__Code that draws figures__.
* start *

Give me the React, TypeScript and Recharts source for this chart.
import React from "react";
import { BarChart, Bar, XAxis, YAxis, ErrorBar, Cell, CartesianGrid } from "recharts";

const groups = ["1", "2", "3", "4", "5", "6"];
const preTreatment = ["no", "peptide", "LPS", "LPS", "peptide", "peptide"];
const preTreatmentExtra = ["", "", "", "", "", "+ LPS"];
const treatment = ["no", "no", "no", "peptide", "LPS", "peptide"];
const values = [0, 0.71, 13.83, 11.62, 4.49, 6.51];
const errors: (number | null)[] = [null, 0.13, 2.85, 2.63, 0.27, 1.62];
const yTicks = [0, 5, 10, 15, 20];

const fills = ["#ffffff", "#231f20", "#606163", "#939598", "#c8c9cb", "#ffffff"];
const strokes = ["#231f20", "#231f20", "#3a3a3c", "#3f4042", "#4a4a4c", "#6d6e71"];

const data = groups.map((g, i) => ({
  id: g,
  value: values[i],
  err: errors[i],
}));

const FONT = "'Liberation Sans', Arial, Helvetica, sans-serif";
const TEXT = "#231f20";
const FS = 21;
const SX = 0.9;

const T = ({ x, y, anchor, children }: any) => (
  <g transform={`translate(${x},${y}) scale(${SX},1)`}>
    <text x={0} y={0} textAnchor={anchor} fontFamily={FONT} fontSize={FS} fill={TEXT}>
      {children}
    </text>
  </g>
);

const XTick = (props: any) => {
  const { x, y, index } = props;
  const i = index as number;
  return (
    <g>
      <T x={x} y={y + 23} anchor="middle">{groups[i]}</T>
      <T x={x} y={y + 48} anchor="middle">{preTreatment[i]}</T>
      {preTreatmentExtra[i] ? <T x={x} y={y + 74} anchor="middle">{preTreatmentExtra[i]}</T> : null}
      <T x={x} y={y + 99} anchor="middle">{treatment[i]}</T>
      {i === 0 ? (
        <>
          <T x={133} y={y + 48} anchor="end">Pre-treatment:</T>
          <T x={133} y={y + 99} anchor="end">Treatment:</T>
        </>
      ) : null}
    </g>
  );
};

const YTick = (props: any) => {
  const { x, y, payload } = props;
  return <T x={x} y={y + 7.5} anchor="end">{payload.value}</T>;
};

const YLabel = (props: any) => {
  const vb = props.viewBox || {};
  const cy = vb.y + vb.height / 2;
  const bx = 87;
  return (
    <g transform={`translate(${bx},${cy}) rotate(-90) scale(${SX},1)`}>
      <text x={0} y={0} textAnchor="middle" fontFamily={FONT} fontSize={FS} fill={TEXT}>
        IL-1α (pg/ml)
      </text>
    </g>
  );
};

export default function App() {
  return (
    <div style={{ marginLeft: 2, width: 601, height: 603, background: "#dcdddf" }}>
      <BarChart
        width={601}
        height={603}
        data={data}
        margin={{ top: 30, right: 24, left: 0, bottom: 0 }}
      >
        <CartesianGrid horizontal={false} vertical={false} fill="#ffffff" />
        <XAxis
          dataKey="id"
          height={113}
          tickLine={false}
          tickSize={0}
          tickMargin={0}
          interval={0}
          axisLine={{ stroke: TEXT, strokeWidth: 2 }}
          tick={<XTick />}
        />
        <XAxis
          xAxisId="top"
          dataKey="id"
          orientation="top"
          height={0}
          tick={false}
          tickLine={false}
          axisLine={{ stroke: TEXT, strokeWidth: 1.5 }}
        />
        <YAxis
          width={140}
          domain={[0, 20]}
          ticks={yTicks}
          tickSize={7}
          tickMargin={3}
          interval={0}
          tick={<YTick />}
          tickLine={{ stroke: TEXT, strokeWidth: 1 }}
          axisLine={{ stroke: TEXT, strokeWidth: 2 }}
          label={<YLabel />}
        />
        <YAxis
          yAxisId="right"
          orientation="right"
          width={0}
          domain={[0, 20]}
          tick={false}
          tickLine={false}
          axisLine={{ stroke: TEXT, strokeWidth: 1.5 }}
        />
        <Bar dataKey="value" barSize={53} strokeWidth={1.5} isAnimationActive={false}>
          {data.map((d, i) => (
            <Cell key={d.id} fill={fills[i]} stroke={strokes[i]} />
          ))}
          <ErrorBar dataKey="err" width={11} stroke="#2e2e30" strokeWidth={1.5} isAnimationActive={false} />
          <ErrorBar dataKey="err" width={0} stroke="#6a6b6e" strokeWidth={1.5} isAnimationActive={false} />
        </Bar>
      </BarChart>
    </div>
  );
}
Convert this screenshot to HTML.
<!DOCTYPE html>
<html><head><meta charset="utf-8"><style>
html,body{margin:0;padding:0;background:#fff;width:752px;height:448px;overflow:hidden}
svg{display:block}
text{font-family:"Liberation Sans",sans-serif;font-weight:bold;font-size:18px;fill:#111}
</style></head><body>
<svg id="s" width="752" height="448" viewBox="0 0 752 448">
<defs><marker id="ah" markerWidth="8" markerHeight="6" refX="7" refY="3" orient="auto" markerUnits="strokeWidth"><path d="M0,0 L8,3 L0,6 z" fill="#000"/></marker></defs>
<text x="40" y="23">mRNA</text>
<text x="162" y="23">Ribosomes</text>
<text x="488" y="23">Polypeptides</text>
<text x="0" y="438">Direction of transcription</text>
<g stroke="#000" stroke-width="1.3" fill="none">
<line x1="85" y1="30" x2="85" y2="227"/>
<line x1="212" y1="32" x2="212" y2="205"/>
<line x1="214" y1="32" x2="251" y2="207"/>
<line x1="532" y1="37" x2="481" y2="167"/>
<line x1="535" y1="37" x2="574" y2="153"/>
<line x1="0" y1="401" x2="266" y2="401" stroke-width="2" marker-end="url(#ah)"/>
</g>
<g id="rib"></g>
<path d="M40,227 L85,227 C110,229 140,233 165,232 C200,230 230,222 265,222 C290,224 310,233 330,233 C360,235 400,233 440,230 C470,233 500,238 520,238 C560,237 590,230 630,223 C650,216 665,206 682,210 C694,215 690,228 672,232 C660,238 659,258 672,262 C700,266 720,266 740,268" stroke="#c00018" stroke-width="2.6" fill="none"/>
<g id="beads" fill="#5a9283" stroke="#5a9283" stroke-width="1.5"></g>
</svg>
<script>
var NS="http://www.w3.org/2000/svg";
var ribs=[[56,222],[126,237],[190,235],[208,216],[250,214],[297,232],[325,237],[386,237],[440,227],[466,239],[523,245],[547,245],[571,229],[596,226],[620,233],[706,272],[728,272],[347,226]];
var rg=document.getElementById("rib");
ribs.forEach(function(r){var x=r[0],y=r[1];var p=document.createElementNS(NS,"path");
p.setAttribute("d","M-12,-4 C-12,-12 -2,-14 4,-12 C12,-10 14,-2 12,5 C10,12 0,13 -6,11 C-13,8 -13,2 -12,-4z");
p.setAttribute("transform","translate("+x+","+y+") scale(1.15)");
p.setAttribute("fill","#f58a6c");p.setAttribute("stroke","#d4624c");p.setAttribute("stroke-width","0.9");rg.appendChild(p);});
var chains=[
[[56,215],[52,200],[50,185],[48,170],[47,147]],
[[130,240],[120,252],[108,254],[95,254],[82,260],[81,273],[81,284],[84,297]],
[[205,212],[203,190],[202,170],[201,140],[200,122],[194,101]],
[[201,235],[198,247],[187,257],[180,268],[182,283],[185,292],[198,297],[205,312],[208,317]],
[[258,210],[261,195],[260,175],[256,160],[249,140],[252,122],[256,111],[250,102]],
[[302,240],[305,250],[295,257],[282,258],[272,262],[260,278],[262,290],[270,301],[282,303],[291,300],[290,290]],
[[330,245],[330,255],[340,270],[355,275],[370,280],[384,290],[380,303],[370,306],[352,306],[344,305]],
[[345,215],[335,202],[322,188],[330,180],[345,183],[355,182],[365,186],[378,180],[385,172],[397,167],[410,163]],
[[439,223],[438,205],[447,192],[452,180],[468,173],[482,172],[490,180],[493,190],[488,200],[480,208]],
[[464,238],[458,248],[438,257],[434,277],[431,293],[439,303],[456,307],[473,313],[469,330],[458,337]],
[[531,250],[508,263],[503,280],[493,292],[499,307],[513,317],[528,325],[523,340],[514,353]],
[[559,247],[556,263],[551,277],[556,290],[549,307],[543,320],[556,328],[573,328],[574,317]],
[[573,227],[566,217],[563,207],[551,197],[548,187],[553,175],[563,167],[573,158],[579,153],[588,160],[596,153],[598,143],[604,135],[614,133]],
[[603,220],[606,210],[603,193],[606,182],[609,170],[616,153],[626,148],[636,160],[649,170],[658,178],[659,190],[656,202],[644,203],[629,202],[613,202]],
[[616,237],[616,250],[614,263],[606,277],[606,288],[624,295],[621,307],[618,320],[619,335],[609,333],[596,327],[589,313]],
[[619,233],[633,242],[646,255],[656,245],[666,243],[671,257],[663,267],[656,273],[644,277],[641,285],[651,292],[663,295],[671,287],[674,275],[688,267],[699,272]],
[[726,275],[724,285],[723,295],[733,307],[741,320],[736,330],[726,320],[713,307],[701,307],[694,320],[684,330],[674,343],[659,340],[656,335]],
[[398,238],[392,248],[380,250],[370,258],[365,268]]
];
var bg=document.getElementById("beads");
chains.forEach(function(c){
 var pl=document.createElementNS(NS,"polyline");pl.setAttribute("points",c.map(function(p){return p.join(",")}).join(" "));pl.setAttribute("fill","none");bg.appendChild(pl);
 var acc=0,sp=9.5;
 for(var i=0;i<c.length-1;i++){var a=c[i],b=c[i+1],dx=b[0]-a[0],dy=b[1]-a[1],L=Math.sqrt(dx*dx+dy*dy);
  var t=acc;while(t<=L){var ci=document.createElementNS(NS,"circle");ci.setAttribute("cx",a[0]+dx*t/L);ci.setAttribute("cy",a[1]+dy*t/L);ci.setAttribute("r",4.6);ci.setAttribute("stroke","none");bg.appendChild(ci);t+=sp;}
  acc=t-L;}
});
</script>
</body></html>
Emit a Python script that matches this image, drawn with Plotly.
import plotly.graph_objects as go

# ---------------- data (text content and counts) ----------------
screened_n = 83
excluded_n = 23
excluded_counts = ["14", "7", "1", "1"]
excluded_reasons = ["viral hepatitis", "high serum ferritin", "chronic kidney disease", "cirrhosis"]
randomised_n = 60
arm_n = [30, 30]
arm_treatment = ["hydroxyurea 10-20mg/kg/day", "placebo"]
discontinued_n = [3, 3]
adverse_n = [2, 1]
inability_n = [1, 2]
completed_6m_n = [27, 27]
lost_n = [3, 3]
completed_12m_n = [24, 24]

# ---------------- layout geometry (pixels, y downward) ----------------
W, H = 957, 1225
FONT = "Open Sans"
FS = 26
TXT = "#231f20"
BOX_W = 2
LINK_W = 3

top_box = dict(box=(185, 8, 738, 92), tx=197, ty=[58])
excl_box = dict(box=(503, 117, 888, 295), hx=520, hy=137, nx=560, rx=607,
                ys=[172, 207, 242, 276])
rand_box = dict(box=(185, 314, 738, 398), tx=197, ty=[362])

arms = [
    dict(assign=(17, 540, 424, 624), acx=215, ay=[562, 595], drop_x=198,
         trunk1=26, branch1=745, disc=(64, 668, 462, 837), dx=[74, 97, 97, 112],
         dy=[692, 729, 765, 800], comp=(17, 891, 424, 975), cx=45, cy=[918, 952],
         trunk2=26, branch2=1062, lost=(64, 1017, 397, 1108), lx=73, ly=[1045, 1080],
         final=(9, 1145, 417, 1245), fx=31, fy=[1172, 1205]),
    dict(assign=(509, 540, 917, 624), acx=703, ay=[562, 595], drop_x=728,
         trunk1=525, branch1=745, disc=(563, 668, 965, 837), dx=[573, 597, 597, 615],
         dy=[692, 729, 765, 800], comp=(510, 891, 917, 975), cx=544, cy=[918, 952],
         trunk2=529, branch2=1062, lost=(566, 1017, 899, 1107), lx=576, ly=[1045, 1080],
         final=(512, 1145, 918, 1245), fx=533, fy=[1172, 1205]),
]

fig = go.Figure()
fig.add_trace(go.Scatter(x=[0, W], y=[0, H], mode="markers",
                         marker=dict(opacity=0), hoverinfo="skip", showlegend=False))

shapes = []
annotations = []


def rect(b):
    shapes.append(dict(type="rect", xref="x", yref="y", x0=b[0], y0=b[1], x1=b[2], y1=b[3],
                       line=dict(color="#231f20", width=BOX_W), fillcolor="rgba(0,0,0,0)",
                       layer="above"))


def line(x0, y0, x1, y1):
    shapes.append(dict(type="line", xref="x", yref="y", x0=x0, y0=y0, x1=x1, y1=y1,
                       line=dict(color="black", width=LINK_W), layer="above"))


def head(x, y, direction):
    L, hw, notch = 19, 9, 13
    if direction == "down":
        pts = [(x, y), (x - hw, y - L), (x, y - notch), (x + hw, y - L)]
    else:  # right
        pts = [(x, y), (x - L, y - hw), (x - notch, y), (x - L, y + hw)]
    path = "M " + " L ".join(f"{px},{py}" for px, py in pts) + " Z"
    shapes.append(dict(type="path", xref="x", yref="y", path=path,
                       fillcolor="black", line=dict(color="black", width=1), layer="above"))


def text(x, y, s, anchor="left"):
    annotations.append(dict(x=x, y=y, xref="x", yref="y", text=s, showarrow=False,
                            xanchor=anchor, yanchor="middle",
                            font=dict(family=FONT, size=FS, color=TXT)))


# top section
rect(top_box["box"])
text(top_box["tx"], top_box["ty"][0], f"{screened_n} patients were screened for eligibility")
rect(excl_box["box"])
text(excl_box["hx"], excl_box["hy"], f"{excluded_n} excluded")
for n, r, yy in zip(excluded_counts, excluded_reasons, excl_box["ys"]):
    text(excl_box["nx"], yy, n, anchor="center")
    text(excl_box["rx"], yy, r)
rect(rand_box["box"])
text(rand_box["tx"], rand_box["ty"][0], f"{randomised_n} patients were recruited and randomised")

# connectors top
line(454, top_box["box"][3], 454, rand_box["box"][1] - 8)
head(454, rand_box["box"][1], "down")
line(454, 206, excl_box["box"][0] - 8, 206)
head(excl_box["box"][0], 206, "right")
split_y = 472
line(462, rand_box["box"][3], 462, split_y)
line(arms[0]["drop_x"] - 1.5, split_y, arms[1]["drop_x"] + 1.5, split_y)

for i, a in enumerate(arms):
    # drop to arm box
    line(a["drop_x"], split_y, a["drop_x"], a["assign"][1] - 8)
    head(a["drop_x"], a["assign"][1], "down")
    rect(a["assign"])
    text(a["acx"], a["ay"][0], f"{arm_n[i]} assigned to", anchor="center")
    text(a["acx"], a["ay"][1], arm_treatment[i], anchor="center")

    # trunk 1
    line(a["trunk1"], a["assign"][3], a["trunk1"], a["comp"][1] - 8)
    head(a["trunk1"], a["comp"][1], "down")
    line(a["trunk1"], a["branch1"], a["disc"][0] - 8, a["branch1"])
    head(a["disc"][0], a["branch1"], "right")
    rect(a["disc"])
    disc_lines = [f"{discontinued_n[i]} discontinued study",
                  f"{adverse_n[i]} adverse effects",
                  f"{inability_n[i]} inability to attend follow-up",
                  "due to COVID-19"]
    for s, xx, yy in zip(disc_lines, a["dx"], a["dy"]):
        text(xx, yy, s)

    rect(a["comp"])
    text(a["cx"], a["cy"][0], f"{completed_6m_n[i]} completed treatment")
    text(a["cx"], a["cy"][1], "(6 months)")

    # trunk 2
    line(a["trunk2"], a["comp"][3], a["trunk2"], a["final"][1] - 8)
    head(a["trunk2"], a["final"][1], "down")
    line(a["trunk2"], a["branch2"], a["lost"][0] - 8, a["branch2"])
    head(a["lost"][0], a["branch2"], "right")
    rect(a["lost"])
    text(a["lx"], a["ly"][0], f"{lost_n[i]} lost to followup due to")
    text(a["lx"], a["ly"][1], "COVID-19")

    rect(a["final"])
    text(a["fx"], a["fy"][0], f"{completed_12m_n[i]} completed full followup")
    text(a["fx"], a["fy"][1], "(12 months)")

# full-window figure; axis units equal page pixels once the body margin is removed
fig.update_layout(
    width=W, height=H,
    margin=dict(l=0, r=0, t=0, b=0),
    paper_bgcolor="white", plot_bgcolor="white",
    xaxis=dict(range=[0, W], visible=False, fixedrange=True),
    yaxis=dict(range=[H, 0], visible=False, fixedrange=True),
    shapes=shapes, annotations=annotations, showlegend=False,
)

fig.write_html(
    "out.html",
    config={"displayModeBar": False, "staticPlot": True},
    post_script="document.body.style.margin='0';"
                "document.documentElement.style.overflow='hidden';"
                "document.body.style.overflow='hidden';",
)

* end *

From the first line of the data through the line with "ErrorBar, Cell, CartesianGrid", quote each line exactly and add nothing else.

__Response to this task__.
Give me the React, TypeScript and Recharts source for this chart.
import React from "react";
import { BarChart, Bar, XAxis, YAxis, ErrorBar, Cell, CartesianGrid } from "recharts";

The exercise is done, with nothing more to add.